Sunday, February 27, 2011

Black Butler: Volume 4

by Yana Toboso, 192 pages

An English noble family is murdered, their home burned to the ground, and their young son missing. A few months later, he mysteriously returns with an eyepatch, a cold seriousness too great for his age, and a mysterious, disturbingly efficient butler at his side.

Ciel Phantomhive's family has been in Royal service for generations, dealing with the sundry elements of the English underworld so the surface of good society continues to run smoothly. Sometimes this involves tracking down gruesome serial killers with both other worldly and uncomfortably close connections. Sometimes it involves determining that opium den proprietors prove more useful as informants than as prisoners of the Yard. And sometimes, apparently, it involves babysitting naive, spoiled Indian princes with their own surprisingly skilled manservants.
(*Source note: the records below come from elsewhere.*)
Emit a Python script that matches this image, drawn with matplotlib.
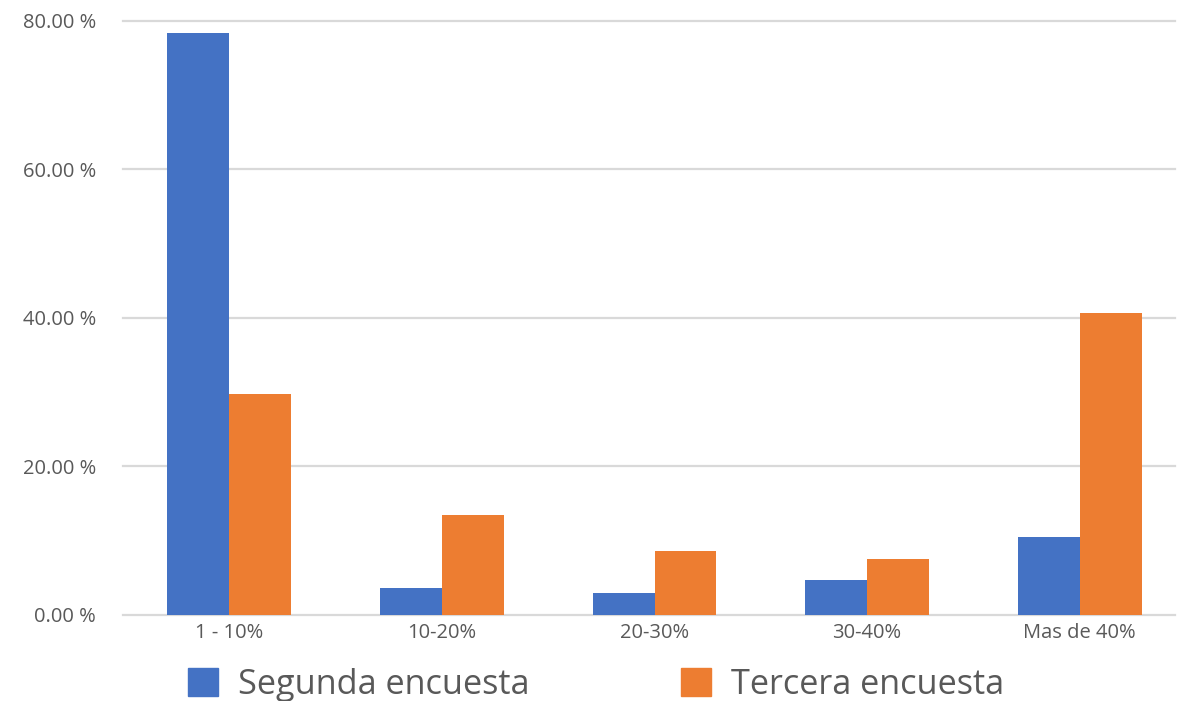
import matplotlib
matplotlib.use("Agg")
import matplotlib.pyplot as plt
import numpy as np
from matplotlib.ticker import FuncFormatter
from matplotlib.patches import Patch

categories = ["1 - 10%", "10-20%", "20-30%", "30-40%", "Mas de 40%"]
segunda = [78.3, 3.65, 2.9, 4.75, 10.45]
tercera = [29.8, 13.4, 8.65, 7.6, 40.6]
series_names = ["Segunda encuesta", "Tercera encuesta"]
yticks = [0, 20, 40, 60, 80]

plt.rcParams['font.family'] = ['Open Sans', 'DejaVu Sans']

W, H = 1186, 701
fig = plt.figure(figsize=(W / 100, H / 100), dpi=100)
left_px, right_px, top_px, bot_px = 123, 1186, 20.7, 615
ax = fig.add_axes([left_px / W, 1 - bot_px / H, (right_px - left_px) / W, (bot_px - top_px) / H])

x = np.arange(len(categories))
w = 0.2916
c1, c2 = "#4472C4", "#ED7D31"
ax.bar(x - w/2, segunda, w, color=c1, zorder=3)
ax.bar(x + w/2, tercera, w, color=c2, zorder=3)

ax.set_xlim(-0.5, len(categories) - 0.5)
ax.set_ylim(0, 80)
ax.set_yticks(yticks)
ax.yaxis.set_major_formatter(FuncFormatter(lambda v, p: f"{v:.2f} %"))
ax.set_xticks(x)
ax.set_xticklabels(categories)
grid_end = (1175 - left_px) / (right_px - left_px)
for yv in yticks:
    ax.axhline(yv, xmin=0, xmax=grid_end, color='#d9d9d9', linewidth=1.6, zorder=0, clip_on=False)
for s in ax.spines.values():
    s.set_visible(False)
ax.tick_params(axis='both', length=0, labelsize=14.5, colors='#595959')
ax.tick_params(axis='y', pad=19.5)
ax.tick_params(axis='x', pad=6)

handles = [Patch(color=c1), Patch(color=c2)]
leg = fig.legend(handles, series_names, loc='center', bbox_to_anchor=(0.5025, 0.023),
                 ncol=2, frameon=False, fontsize=24.7, handlelength=0.875, handleheight=0.875,
                 handletextpad=0.6, columnspacing=4.4, labelcolor='#595959',
                 borderaxespad=0, borderpad=0)

fig.savefig("out.png", dpi=100)
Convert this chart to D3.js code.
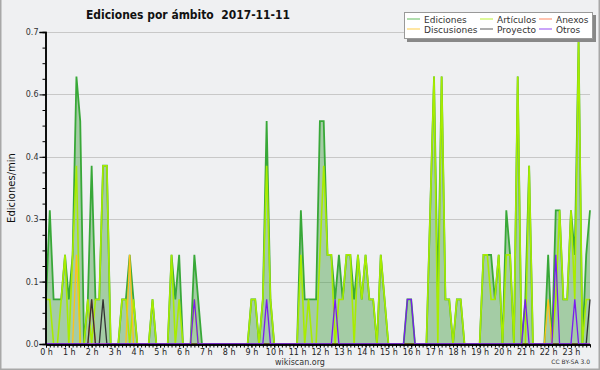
<!DOCTYPE html>
<html>
<head>
<meta charset="utf-8">
<script src="https://cdnjs.cloudflare.com/ajax/libs/d3/7.8.5/d3.min.js"></script>
<style>
  body { margin: 0; background: #fff; }
  svg { display: block; }
  text { font-family: "DejaVu Sans", sans-serif; }
</style>
</head>
<body>
<svg id="chart" width="600" height="370"></svg>
<script>
// editions per minute, one value for each 10 minutes of the day (144 bins)
var ediciones = [
    0.1, 0.3, 0.1, 0.1, 0.1, 0.2, 0.1, 0.2, 0.6, 0.5,
    0, 0.1, 0.4, 0.1, 0.1, 0.4, 0.4, 0, 0, 0,
    0.1, 0.1, 0.2, 0.1, 0, 0, 0, 0, 0.1, 0,
    0, 0, 0, 0.2, 0.1, 0.2, 0, 0, 0, 0.2,
    0.1, 0, 0, 0, 0, 0, 0, 0, 0, 0,
    0, 0, 0, 0, 0.1, 0.1, 0, 0.1, 0.5, 0.1,
    0, 0, 0, 0, 0, 0, 0, 0.3, 0.1, 0.1,
    0.1, 0.1, 0.5, 0.5, 0.2, 0.2, 0.1, 0.2, 0.1, 0.2,
    0.2, 0.1, 0.2, 0.1, 0.2, 0.1, 0.1, 0, 0.2, 0.1,
    0, 0, 0, 0, 0, 0.1, 0.1, 0, 0, 0,
    0, 0.3, 0.6, 0.1, 0.6, 0.1, 0.1, 0, 0.1, 0.1,
    0, 0, 0, 0, 0, 0.2, 0.2, 0.2, 0.1, 0.2,
    0, 0.3, 0.2, 0, 0.6, 0, 0.1, 0.4, 0, 0,
    0, 0, 0.2, 0, 0.3, 0.3, 0.1, 0.1, 0.3, 0.2,
    0.68, 0, 0.2, 0.3
];
var articulos = [
    0.1, 0.1, 0, 0, 0.1, 0.2, 0, 0.2, 0.4, 0,
    0, 0.1, 0, 0.1, 0.1, 0.4, 0.4, 0, 0, 0,
    0.1, 0.1, 0, 0.1, 0, 0, 0, 0, 0.1, 0,
    0, 0, 0, 0.2, 0, 0.1, 0, 0, 0, 0.1,
    0, 0, 0, 0, 0, 0, 0, 0, 0, 0,
    0, 0, 0, 0, 0.1, 0.1, 0, 0.1, 0.4, 0.1,
    0, 0, 0, 0, 0, 0, 0, 0.2, 0, 0.1,
    0, 0, 0.2, 0.4, 0.2, 0.2, 0, 0.1, 0.1, 0.2,
    0.2, 0, 0.2, 0.1, 0.2, 0.1, 0.1, 0, 0.2, 0.1,
    0, 0, 0, 0, 0, 0, 0, 0, 0, 0,
    0, 0.3, 0.6, 0, 0.6, 0.1, 0.1, 0, 0.1, 0.1,
    0, 0, 0, 0, 0, 0.2, 0.2, 0.1, 0.1, 0.2,
    0, 0.2, 0.2, 0, 0.6, 0, 0, 0.4, 0, 0,
    0, 0, 0, 0, 0.1, 0.3, 0.1, 0.1, 0.3, 0.1,
    0.68, 0, 0.1, 0.1
];
// sparse series: bin -> value
var anexos = {12: 0.1};
var discusiones = {8: 0.2, 22: 0.2, 132: 0.1};
var proyecto = {12: 0.1, 15: 0.1, 143: 0.1};
var otros = {39: 0.1, 58: 0.1, 76: 0.1, 95: 0.1, 96: 0.1, 126: 0.1, 134: 0.2, 139: 0.1};

var hourLabels = d3.range(0, 24).map(function(h) { return h + " h"; });
var legendNames = ["Ediciones", "Artículos", "Anexos", "Discusiones", "Proyecto", "Otros"];
var legendColors = ["#3aaa35", "#aaee00", "#ff6a3a", "#ffc21a", "#333333", "#7a1cf0"];

function dense(obj) {
    return d3.range(144).map(function(i) { return obj[i] || 0; });
}

var series = [
    {name: "Artículos", values: articulos, color: "#a8ec00", width: 1.6},
    {name: "Anexos", values: dense(anexos), color: "#ff6a3a", width: 1.3},
    {name: "Discusiones", values: dense(discusiones), color: "#ffc21a", width: 1.3},
    {name: "Proyecto", values: dense(proyecto), color: "#333333", width: 1.3},
    {name: "Otros", values: dense(otros), color: "#7a1cf0", width: 1.3}
];

var svg = d3.select("#chart");
var plotLeft = 46, plotRight = 590, plotTop = 32, plotBottom = 344;

svg.append("rect").attr("width", 600).attr("height", 370).attr("fill", "#eff0f2");
svg.append("rect").attr("x", 0.75).attr("y", -2).attr("width", 598.5).attr("height", 371.25)
    .attr("fill", "none").attr("stroke", "#a8a8a8").attr("stroke-width", 1.5);

var x = d3.scaleLinear().domain([0, 143]).range([plotLeft, plotRight]);
var y = d3.scaleLinear().domain([0, 0.7]).range([plotBottom, plotTop]);

var majorY = d3.range(0, 6).map(function(i) { return i * 0.14; });
var minorY = d3.range(0, 21).map(function(i) { return i * 0.035; });

// grid lines
svg.append("g").selectAll("line")
    .data(majorY.slice(1))
    .enter().append("line")
    .attr("x1", plotLeft).attr("x2", plotRight)
    .attr("y1", function(d) { return Math.round(y(d)) + 0.5; })
    .attr("y2", function(d) { return Math.round(y(d)) + 0.5; })
    .attr("stroke", "#c8c8c8").attr("stroke-width", 1);

// area of all edits
var area = d3.area()
    .x(function(d, i) { return x(i); })
    .y0(y(0))
    .y1(function(d) { return y(d); });

svg.append("path")
    .datum(ediciones)
    .attr("d", area)
    .attr("fill", "#3c9a3c")
    .attr("fill-opacity", 0.42);

var line = d3.line()
    .x(function(d, i) { return x(i); })
    .y(function(d) { return y(d); });

svg.append("path")
    .datum(ediciones)
    .attr("d", line)
    .attr("fill", "none")
    .attr("stroke", "#38a838")
    .attr("stroke-width", 1.8);

svg.append("g").selectAll("path")
    .data(series)
    .enter().append("path")
    .attr("d", function(d) { return line(d.values); })
    .attr("fill", "none")
    .attr("stroke", function(d) { return d.color; })
    .attr("stroke-width", function(d) { return d.width; });

// axes
var yAxis = svg.append("g").attr("transform", "translate(" + (plotLeft - 0.5) + ",0)");
yAxis.call(d3.axisLeft(y).tickValues(minorY).tickSize(3).tickFormat(""));
yAxis.append("g").call(d3.axisLeft(y).tickValues(majorY).tickSize(6).tickPadding(1).tickFormat(d3.format(".1f")));
yAxis.selectAll(".domain").attr("stroke", "#000").attr("stroke-width", 1.5);
yAxis.selectAll("text").attr("font-size", 8).attr("fill", "#333").attr("font-family", "DejaVu Sans");

var xAxis = svg.append("g").attr("transform", "translate(0," + (plotBottom + 0.5) + ")");
xAxis.call(d3.axisBottom(x).tickValues(d3.range(0, 144)).tickSize(3).tickSizeOuter(0).tickFormat(""));
xAxis.append("g").call(d3.axisBottom(x).tickValues(d3.range(0, 144, 6)).tickSize(3).tickSizeOuter(0).tickPadding(2)
    .tickFormat(function(d) { return hourLabels[d / 6]; }));
xAxis.selectAll(".domain").attr("stroke", "#000").attr("stroke-width", 1.5);
xAxis.selectAll("text").attr("font-size", 8).attr("fill", "#222").attr("font-family", "DejaVu Sans");

// title
svg.append("text").attr("x", 86).attr("y", 19)
    .attr("font-size", 12).attr("font-weight", "bold").attr("fill", "#111")
    .attr("textLength", 204).attr("lengthAdjust", "spacingAndGlyphs")
    .text("Ediciones por ámbito\u00a0\u00a02017-11-11");

svg.append("text")
    .attr("transform", "translate(15," + ((plotTop + plotBottom) / 2) + ") rotate(-90)")
    .attr("text-anchor", "middle")
    .attr("font-family", "DejaVu Sans Mono").attr("font-size", 10).attr("fill", "#111")
    .text("Ediciones/min");

svg.append("text").attr("x", 300).attr("y", 365).attr("text-anchor", "middle")
    .attr("font-size", 8).attr("fill", "#333").text("wikiscan.org");
svg.append("text").attr("x", 590).attr("y", 364).attr("text-anchor", "end")
    .attr("font-size", 6).attr("fill", "#333").text("CC BY-SA 3.0");

// legend
var lg = svg.append("g");
lg.append("rect").attr("x", 407).attr("y", 15).attr("width", 189).attr("height", 27).attr("fill", "#888");
lg.append("rect").attr("x", 404.5).attr("y", 12.5).attr("width", 188).attr("height", 26)
    .attr("fill", "#fff").attr("stroke", "#999");
var colX = [407, 480, 539];
var item = lg.selectAll("g.item")
    .data(legendNames)
    .enter().append("g")
    .attr("transform", function(d, i) {
        return "translate(" + colX[i % 3] + "," + (i < 3 ? 19 : 29) + ")";
    });
item.append("line").attr("x1", 0).attr("x2", 13).attr("y1", 0).attr("y2", 0)
    .attr("stroke", function(d, i) { return legendColors[i]; }).attr("stroke-width", 1)
    .attr("stroke-opacity", 0.8);
item.append("text").attr("x", 17).attr("y", 3.5)
    .attr("font-size", 9).attr("fill", "#333").text(function(d) { return d; });
</script>
</body>
</html>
Ciel half-heartedly agrees to help Soma and his faithful retainer Agni discover the fate of the prince's favorite nanny, who was spirited away by an English businessman, but only because the case appears to be connected to his latest mission from the Queen, which is to investigate a series of attacks on British merchants and soldiers recently returned from India. As things get more complicated, the boys realize that in order to resolve the mystery and make things right they'll have to pit their servants against one another in an all-out competition...to create a curry worthy of the Royal Warrant.

Black Butler is a strange combination of the darkly disturbing and the really rather silly. From the first volume, you realize the silly is necessary to soften the disturbing, and the balance of the two has worked well so far. This volume is no different. Obviously, setting up a curry-cooking war is going for comical. But the contrasting glimpses of Ciel's memories of his parents' deaths and the immediate aftermath, as well as Agni's history before Soma offers him redemption, and the titular butler Sebastian's cruel but spot-on lecture to Soma about the prince's blindness to anything not himself are all clearly in the serious column. As unnerving as it is, I like not being able to completely relax because I don't know when things are going to turn one way or the other, and that's because whichever way they do turn doesn't feel forced or arbitrary. I want to read more so I can see deeper into Ciel's sad history and the ominous soul-securing contract that binds Sebastian to him, and then take comfort in the shenanigans of the boy's other outlandish, though more human, household staff and the otherwise cold Sebastian's uncharacteristic fondness for cats. The skilled art, with its period detail and clearly individual characters, just draws the reader further into the mystery.

Having watched the two seasons of the increasingly dark animé, and having read that it diverges greatly from the manga a few volumes in, I am looking forward to seeing where it all leads (and where it's all been).